╭──

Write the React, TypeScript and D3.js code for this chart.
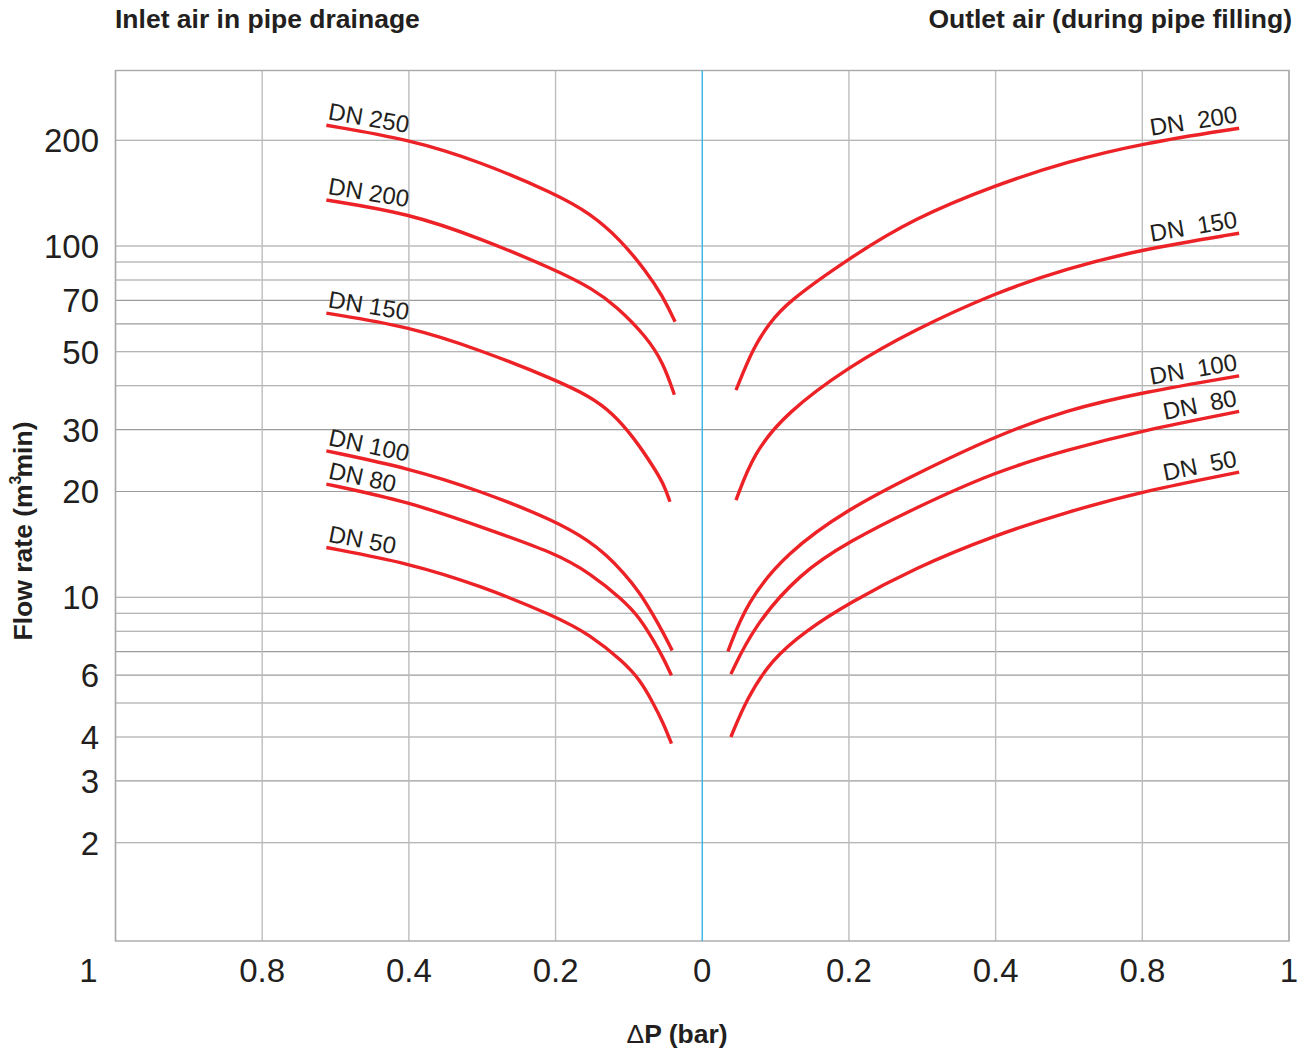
import React from 'react';
import * as d3 from 'd3';

// x axis: ΔP in bar, the inlet side is drawn to the left of zero (negative here)
const dpTicks = [-1, -0.8, -0.4, -0.2, 0, 0.2, 0.4, 0.8, 1];
// y axis: flow rate, log grid
const flowGrid = [2, 3, 4, 5, 6, 7, 8, 9, 10, 20, 30, 40, 50, 60, 70, 80, 90, 100, 200];
const flowLabels = [2, 3, 4, 6, 10, 20, 30, 50, 70, 100, 200];

// Inlet air in pipe drainage  [ΔP, m3/min]
const inletDN250 = [[-0.625, 220.7], [-0.4, 201.3], [-0.303, 173.9], [-0.2, 140.7], [-0.153, 123.9], [-0.112, 104.5], [-0.076, 84.5], [-0.055, 72.6], [-0.037, 60.9]];
const inletDN200 = [[-0.625, 135.2], [-0.4, 123.9], [-0.303, 105.2], [-0.2, 85.5], [-0.149, 75.5], [-0.117, 67.3], [-0.076, 55.2], [-0.053, 46.4], [-0.038, 37.7]];
const inletDN150 = [[-0.625, 64.4], [-0.4, 59.0], [-0.303, 50.6], [-0.2, 41.6], [-0.153, 37.3], [-0.122, 33.4], [-0.094, 28.6], [-0.067, 23.6], [-0.053, 21.1], [-0.044, 18.7]];
const inletDN100 = [[-0.625, 26.1], [-0.4, 23.3], [-0.303, 20.1], [-0.2, 16.5], [-0.153, 14.4], [-0.131, 13.2], [-0.108, 11.8], [-0.085, 10.3], [-0.067, 8.91], [-0.053, 7.91], [-0.041, 7.05]];
const inletDN80 = [[-0.625, 21.0], [-0.4, 18.7], [-0.303, 15.9], [-0.2, 13.35], [-0.153, 11.7], [-0.108, 9.83], [-0.085, 8.72], [-0.067, 7.57], [-0.053, 6.71], [-0.042, 5.99]];
const inletDN50 = [[-0.625, 13.85], [-0.4, 12.5], [-0.303, 10.8], [-0.2, 8.82], [-0.153, 7.82], [-0.108, 6.56], [-0.085, 5.82], [-0.067, 5.0], [-0.053, 4.38], [-0.042, 3.83]];

// Outlet air (during pipe filling)
const outletDN200 = [[0.046, 38.9], [0.07, 51.7], [0.092, 60.3], [0.114, 68.7], [0.2, 92.3], [0.289, 120.0], [0.4, 149.2], [0.596, 173.9], [0.8, 196.1], [0.932, 216.4]];
const outletDN150 = [[0.046, 18.9], [0.07, 25.7], [0.114, 33.4], [0.2, 45.4], [0.289, 57.7], [0.4, 73.7], [0.596, 86.4], [0.8, 97.9], [0.932, 108.7]];
const outletDN100 = [[0.035, 7.01], [0.06, 9.62], [0.114, 13.35], [0.2, 17.9], [0.289, 22.3], [0.4, 28.8], [0.596, 34.2], [0.8, 38.3], [0.932, 42.7]];
const outletDN80 = [[0.039, 6.04], [0.07, 8.25], [0.133, 11.7], [0.2, 14.4], [0.289, 17.9], [0.4, 22.8], [0.596, 26.3], [0.8, 29.8], [0.932, 33.8]];
const outletDN50 = [[0.039, 4.0], [0.06, 5.11], [0.094, 6.64], [0.143, 8.08], [0.2, 9.62], [0.289, 12.1], [0.4, 15.05], [0.596, 17.5], [0.8, 20.0], [0.932, 22.7]];

const inletCurves = [
  { label: 'DN 250', points: inletDN250 },
  { label: 'DN 200', points: inletDN200 },
  { label: 'DN 150', points: inletDN150 },
  { label: 'DN 100', points: inletDN100 },
  { label: 'DN 80', points: inletDN80 },
  { label: 'DN 50', points: inletDN50 },
];
const outletCurves = [
  { label: 'DN  200', points: outletDN200 },
  { label: 'DN  150', points: outletDN150 },
  { label: 'DN  100', points: outletDN100 },
  { label: 'DN  80', points: outletDN80 },
  { label: 'DN  50', points: outletDN50 },
];

const W = 1309;
const H = 1054;
const plot = { left: 115.5, right: 1289, top: 70.5, bottom: 941 };
const font = '"Liberation Sans", Arial, Helvetica, sans-serif';
const ink = '#231f20';
const red = '#ec2227';

export default function App() {
  const step = (plot.right - plot.left) / (dpTicks.length - 1);
  const x = d3.scaleLinear().domain(dpTicks).range(dpTicks.map((_, i) => plot.left + i * step));
  const y = d3.scaleLog().domain([1.05, 316]).range([plot.bottom, plot.top]);

  // the read-off points are a little noisy, a B-spline keeps the curves smooth
  const line = d3.line<number[]>()
    .x(d => x(d[0]))
    .y(d => y(d[1]))
    .curve(d3.curveBasis);

  const angle = (a: number[], b: number[]) =>
    (Math.atan2(y(b[1]) - y(a[1]), x(b[0]) - x(a[0])) * 180) / Math.PI;

  return (
    <svg width={W} height={H} style={{ position: 'absolute', left: 0, top: 0, background: '#fff' }} fontFamily={font}>
      {/* titles */}
      <text x={115} y={28} fontSize={26.5} fontWeight="bold" fill={ink}>Inlet air in pipe drainage</text>
      <text x={1292} y={28} fontSize={26.5} fontWeight="bold" fill={ink} textAnchor="end">Outlet air (during pipe filling)</text>

      {/* horizontal grid */}
      {flowGrid.map(v => (
        <line key={'h' + v} x1={plot.left} x2={plot.right} y1={y(v)} y2={y(v)} stroke="#9c9c9c" strokeWidth={1.1} />
      ))}
      {/* vertical grid */}
      {dpTicks.filter(t => t !== 0).map(t => (
        <line key={'v' + t} x1={x(t)} x2={x(t)} y1={plot.top} y2={plot.bottom} stroke="#bdbdbd" strokeWidth={1.4} />
      ))}
      <rect x={plot.left} y={plot.top} width={plot.right - plot.left} height={plot.bottom - plot.top} fill="none" stroke="#a9a9a9" strokeWidth={1.4} />
      <line x1={x(0)} x2={x(0)} y1={plot.top} y2={plot.bottom} stroke="#35b5e5" strokeWidth={1.4} />

      {/* y tick labels */}
      {flowLabels.map(v => (
        <text key={'yl' + v} x={99} y={y(v)} dy="0.36em" fontSize={33} fill={ink} textAnchor="end">{v}</text>
      ))}
      {/* x tick labels */}
      {dpTicks.map((t, i) => (
        <text key={'xl' + i} x={i === 0 ? x(t) - 27 : x(t)} y={982} fontSize={33} fill={ink} textAnchor="middle">
          {String(Math.abs(t))}
        </text>
      ))}

      {/* axis titles */}
      <text x={677} y={1043} fontSize={26.5} fontWeight="bold" fill={ink} textAnchor="middle">
        <tspan fontWeight="normal">Δ</tspan>P (bar)
      </text>
      <text transform="translate(32,531) rotate(-90)" fontSize={26.5} fontWeight="bold" fill={ink} textAnchor="middle">
        Flow rate (m<tspan fontSize={16} dy={-11}>3</tspan><tspan dy={11} dx={-2}>min)</tspan>
      </text>

      {/* curves */}
      {inletCurves.concat(outletCurves).map(c => (
        <path key={'c' + c.label + c.points[0][0]} d={line(c.points) || ''} fill="none" stroke={red} strokeWidth={3.4} />
      ))}

      {/* curve labels */}
      {inletCurves.map(c => {
        const p0 = c.points[0];
        const p1 = c.points[1];
        return (
          <text key={'il' + c.label} transform={`translate(${x(p0[0])},${y(p0[1])}) rotate(${angle(p0, p1)})`}
            y={-6} fontSize={24} fill={ink} style={{ whiteSpace: 'pre' }}>{c.label}</text>
        );
      })}
      {outletCurves.map(c => {
        const n = c.points.length;
        const a = c.points[n - 2];
        const b = c.points[n - 1];
        return (
          <text key={'ol' + c.label} transform={`translate(${x(b[0])},${y(b[1])}) rotate(${angle(a, b)})`}
            y={-6} fontSize={24} fill={ink} textAnchor="end" style={{ whiteSpace: 'pre' }}>{c.label}</text>
        );
      })}
    </svg>
  );
}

╰──

Task directions: Repeat only what lies between the start of the data and the end of the line containing "import * as d3 from 'd3';", exactly, with pictures left out.

Task result:
Write the React, TypeScript and D3.js code for this chart.
import React from 'react';
import * as d3 from 'd3';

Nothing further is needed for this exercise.